PROVIDED RECORDS:
◇ ◇ ◇ ◇ ◇
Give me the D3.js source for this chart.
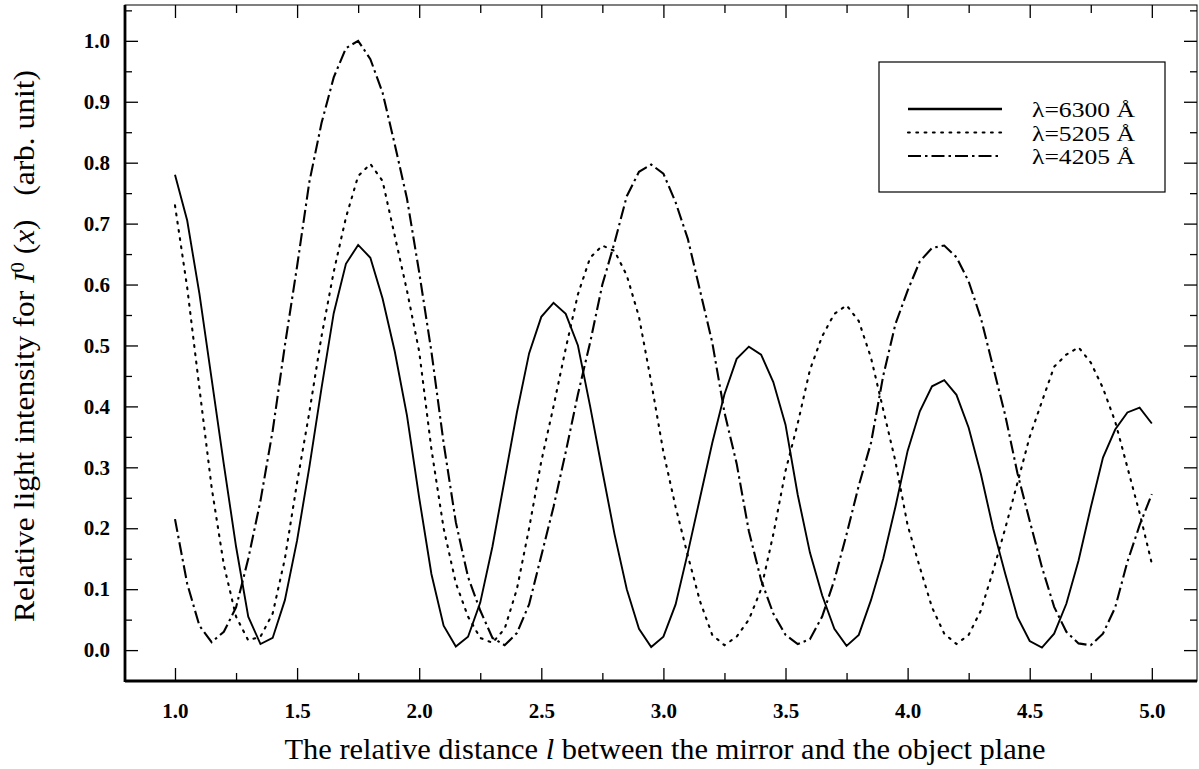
◇ ◇ ◇ ◇ ◇
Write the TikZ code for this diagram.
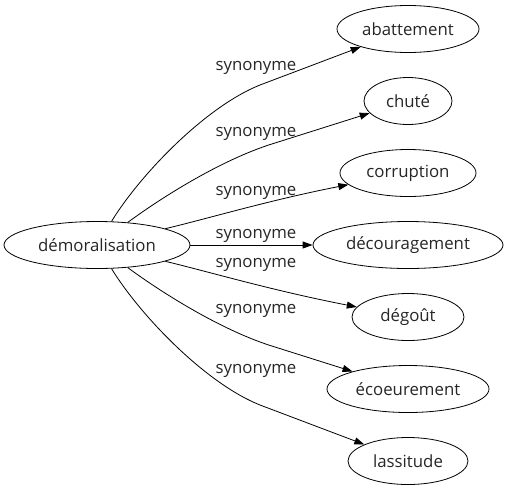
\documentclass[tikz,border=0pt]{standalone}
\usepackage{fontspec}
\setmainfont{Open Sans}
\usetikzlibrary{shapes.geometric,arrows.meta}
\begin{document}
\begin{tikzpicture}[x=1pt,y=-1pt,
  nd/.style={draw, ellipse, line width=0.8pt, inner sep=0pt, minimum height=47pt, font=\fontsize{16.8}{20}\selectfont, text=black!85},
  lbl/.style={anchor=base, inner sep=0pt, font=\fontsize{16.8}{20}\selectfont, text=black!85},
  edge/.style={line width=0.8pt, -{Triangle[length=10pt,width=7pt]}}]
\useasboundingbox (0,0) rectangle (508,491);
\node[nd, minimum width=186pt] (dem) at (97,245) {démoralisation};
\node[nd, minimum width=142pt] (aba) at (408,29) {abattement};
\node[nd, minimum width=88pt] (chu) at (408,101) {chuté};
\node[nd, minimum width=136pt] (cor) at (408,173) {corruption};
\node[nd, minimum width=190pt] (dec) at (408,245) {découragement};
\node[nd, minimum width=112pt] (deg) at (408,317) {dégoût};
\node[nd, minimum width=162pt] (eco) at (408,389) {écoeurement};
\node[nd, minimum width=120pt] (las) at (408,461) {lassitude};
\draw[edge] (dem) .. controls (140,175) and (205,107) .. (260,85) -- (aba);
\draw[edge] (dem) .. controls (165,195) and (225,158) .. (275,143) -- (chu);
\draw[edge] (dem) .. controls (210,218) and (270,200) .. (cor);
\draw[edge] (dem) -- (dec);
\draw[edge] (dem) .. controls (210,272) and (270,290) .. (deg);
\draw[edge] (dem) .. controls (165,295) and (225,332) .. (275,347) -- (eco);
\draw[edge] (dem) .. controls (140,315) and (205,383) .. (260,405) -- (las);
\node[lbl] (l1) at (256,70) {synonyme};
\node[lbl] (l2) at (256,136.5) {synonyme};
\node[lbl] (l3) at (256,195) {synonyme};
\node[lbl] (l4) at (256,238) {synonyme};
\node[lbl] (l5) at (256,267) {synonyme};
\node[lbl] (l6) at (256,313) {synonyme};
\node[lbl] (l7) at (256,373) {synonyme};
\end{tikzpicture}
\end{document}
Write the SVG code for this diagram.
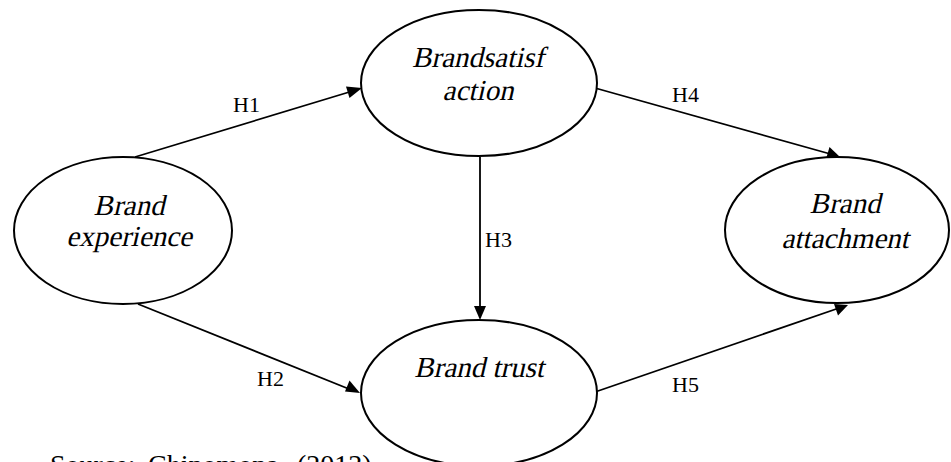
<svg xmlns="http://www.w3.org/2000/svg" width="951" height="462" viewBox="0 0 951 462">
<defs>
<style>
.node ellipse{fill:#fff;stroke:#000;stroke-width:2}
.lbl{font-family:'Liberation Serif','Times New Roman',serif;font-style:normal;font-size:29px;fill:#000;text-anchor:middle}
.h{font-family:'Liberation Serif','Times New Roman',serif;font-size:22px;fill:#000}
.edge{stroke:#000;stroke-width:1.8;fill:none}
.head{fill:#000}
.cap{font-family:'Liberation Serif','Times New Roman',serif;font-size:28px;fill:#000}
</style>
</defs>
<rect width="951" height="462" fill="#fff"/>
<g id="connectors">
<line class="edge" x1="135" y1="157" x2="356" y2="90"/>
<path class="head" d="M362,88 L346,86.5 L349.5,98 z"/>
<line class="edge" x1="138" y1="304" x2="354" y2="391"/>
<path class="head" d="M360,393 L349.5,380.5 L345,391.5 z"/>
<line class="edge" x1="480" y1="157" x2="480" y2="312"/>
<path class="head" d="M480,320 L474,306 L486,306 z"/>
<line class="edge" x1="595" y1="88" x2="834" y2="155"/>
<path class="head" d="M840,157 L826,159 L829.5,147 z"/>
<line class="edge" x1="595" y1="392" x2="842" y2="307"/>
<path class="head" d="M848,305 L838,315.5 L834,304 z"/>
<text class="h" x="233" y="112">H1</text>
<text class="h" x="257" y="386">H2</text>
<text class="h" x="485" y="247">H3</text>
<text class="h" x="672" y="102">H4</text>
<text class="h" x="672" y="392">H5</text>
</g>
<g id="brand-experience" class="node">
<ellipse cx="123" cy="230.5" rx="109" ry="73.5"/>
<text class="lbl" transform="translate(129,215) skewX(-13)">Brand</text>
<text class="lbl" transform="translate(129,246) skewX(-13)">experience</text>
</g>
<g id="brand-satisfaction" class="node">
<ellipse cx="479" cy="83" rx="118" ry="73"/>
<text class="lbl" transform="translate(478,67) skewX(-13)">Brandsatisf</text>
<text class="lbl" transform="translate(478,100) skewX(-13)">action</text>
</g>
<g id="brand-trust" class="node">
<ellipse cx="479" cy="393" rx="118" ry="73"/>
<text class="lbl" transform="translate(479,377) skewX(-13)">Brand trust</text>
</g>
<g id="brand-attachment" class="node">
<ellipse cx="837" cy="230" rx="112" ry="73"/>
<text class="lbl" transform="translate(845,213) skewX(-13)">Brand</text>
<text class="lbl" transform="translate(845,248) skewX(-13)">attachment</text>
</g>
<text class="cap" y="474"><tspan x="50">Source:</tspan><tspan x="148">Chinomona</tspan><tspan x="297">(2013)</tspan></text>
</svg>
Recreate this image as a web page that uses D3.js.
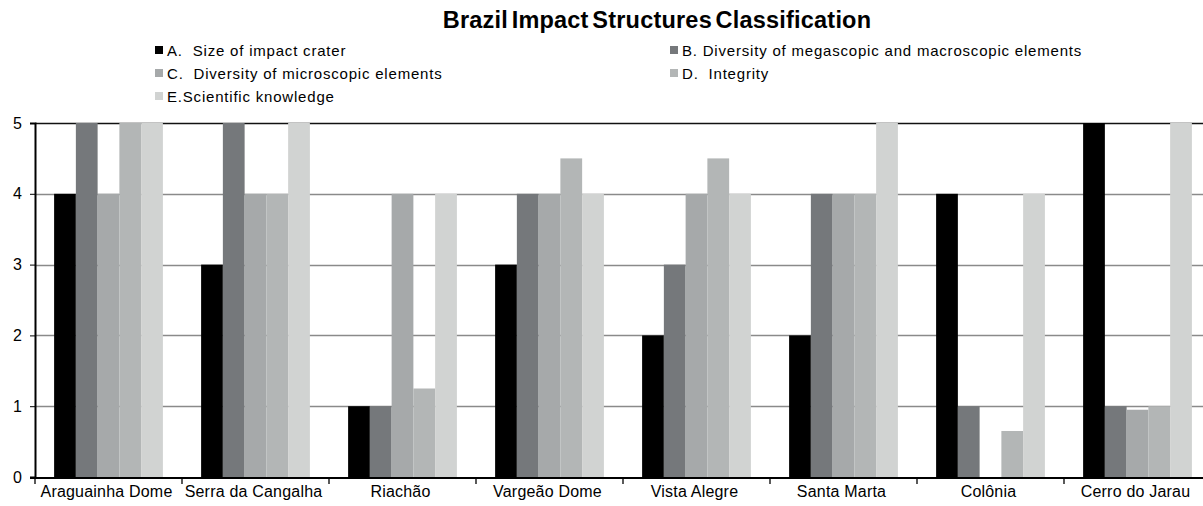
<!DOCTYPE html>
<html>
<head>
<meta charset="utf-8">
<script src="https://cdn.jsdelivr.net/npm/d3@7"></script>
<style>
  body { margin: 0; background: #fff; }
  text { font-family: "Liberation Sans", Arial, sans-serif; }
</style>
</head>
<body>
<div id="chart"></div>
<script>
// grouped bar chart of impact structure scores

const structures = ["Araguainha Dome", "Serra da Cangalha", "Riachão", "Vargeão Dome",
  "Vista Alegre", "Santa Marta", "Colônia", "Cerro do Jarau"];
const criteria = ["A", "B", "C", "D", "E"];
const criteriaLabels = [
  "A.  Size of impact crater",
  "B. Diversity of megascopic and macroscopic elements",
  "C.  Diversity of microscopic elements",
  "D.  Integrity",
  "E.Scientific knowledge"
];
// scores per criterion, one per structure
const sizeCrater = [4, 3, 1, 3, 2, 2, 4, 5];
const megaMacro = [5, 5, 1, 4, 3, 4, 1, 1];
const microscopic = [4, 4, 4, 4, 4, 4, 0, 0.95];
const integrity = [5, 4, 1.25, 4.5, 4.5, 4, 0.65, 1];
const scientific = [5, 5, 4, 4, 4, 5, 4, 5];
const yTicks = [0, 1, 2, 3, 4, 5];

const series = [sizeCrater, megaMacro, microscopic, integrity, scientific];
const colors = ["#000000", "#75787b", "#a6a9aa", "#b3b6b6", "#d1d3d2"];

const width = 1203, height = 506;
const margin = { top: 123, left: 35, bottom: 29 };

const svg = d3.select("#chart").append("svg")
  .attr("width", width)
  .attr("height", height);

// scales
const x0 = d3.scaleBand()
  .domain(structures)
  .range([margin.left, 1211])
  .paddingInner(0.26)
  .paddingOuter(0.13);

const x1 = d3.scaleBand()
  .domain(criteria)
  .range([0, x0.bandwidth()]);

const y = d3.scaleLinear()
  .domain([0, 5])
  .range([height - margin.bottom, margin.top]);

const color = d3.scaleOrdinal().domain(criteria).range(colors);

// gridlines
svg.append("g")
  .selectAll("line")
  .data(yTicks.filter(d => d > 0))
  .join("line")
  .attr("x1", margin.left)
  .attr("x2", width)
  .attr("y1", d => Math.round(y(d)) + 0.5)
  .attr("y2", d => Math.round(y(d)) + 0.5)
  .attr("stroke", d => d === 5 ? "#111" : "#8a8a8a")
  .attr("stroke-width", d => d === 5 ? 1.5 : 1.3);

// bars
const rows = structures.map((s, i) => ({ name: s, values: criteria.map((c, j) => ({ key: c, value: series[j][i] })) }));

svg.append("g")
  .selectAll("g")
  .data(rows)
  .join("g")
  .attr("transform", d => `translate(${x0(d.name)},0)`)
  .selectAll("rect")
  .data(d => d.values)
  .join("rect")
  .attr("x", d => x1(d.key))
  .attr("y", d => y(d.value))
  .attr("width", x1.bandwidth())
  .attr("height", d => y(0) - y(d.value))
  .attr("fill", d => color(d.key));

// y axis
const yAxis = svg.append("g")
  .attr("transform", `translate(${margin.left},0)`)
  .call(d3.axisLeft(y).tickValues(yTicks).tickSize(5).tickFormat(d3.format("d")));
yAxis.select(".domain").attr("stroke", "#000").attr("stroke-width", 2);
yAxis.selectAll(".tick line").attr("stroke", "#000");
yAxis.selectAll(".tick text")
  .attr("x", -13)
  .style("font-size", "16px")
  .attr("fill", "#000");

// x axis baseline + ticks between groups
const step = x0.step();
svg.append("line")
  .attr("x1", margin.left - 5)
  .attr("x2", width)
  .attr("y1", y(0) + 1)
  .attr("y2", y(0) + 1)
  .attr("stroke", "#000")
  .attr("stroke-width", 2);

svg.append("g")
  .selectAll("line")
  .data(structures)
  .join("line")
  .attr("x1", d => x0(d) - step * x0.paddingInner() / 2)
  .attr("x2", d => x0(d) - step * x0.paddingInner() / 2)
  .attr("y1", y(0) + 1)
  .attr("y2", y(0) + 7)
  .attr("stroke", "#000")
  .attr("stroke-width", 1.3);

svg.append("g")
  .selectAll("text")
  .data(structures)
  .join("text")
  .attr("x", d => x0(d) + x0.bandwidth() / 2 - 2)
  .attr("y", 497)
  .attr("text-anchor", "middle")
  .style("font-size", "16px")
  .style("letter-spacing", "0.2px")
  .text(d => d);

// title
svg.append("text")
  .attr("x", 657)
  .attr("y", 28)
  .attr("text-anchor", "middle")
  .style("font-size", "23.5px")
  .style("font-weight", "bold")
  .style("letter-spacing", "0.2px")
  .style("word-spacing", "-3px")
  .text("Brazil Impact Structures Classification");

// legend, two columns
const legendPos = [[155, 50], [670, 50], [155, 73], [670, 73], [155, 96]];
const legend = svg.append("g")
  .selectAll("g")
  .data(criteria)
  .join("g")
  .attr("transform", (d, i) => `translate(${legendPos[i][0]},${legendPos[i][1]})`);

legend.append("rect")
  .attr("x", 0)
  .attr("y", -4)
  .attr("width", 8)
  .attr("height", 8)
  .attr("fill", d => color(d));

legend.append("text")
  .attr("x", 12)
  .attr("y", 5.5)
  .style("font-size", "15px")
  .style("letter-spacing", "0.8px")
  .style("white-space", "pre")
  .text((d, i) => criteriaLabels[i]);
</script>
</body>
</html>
◇ ◇ ◇ ◇ ◇
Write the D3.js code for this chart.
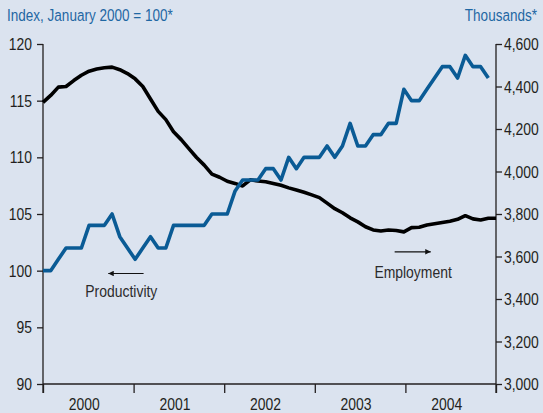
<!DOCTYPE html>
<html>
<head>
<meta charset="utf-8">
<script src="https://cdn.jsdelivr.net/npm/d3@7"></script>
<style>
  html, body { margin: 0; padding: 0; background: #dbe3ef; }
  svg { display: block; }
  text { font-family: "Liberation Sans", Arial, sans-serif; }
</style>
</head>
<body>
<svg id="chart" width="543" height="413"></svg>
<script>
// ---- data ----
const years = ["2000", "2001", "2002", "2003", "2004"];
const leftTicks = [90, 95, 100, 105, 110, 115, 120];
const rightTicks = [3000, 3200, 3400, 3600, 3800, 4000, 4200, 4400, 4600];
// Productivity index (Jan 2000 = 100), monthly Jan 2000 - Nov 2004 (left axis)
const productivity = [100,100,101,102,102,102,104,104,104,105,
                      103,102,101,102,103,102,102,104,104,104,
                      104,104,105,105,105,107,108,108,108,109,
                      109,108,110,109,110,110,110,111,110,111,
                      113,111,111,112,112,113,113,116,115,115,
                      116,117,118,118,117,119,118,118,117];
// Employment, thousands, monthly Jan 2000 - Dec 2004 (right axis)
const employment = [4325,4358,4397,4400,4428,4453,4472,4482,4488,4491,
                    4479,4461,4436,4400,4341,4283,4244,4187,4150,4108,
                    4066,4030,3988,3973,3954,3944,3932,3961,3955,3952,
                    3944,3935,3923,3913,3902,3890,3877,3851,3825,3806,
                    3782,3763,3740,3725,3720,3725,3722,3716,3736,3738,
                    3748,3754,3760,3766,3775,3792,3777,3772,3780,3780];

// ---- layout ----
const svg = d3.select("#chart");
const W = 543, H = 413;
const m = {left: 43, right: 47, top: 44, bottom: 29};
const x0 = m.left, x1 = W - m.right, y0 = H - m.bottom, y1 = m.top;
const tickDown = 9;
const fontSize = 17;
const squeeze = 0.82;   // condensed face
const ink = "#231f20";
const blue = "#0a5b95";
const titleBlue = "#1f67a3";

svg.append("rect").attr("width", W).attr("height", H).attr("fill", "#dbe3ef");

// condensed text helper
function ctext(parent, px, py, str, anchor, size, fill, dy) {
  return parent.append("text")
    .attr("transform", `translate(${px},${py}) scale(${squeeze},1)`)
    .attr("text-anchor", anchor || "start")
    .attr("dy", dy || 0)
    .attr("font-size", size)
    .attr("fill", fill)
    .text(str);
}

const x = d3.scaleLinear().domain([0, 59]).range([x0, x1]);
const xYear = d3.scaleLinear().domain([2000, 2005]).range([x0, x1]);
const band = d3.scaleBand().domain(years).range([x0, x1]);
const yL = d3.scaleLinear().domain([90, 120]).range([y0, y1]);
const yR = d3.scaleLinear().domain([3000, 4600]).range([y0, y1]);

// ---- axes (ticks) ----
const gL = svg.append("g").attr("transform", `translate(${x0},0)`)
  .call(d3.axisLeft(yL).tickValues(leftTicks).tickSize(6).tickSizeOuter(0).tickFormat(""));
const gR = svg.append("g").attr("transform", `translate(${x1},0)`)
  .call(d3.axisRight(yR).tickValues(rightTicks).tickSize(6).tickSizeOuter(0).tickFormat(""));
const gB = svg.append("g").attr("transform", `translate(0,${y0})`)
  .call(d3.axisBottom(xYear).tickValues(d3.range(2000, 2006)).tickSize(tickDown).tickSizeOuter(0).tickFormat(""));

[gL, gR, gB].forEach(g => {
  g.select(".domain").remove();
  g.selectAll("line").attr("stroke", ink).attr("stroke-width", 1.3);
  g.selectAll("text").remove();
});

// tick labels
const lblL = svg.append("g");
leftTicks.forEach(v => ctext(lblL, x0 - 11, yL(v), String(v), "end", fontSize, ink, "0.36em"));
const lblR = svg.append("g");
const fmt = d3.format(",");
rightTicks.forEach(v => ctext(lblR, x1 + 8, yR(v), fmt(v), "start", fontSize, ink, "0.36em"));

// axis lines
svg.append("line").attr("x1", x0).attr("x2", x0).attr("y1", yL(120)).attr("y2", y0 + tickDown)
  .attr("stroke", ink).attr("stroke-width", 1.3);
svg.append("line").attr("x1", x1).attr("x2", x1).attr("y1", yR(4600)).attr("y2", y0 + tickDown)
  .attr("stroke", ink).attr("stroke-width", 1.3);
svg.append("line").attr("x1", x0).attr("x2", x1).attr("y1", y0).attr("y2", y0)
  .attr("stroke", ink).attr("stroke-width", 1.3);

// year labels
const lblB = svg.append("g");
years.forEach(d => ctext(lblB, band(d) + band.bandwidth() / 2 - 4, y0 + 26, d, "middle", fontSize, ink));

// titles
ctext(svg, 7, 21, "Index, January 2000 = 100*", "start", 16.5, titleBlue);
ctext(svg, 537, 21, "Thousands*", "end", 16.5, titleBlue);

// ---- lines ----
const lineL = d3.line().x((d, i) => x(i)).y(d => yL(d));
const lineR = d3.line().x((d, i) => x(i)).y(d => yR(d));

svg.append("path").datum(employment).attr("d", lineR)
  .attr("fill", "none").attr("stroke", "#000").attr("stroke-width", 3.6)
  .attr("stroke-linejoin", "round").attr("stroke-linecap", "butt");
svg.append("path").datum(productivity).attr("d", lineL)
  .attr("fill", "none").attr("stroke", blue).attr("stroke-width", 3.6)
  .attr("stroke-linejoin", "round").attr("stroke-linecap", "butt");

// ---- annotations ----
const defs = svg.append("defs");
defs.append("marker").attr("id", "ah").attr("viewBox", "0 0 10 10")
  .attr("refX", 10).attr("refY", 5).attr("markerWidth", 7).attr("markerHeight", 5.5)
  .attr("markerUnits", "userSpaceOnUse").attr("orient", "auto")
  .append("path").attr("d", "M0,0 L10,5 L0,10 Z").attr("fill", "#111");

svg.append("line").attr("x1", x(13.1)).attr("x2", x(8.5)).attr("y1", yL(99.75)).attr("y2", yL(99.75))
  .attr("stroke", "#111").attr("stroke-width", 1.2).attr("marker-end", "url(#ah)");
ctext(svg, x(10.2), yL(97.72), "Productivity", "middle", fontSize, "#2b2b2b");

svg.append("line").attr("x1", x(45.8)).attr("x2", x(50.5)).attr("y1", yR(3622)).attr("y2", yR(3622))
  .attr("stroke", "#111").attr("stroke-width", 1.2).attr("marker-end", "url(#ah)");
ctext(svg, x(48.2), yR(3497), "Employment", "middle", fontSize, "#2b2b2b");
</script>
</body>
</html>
◇ ◇ ◇ ◇ ◇
Search the entries for the word "this" and copy every line that has it.

Give me the D3.js source for this chart.
Write the TikZ code for this diagram.
Write the SVG code for this diagram.
Recreate this image as a web page that uses D3.js.
Write the D3.js code for this chart.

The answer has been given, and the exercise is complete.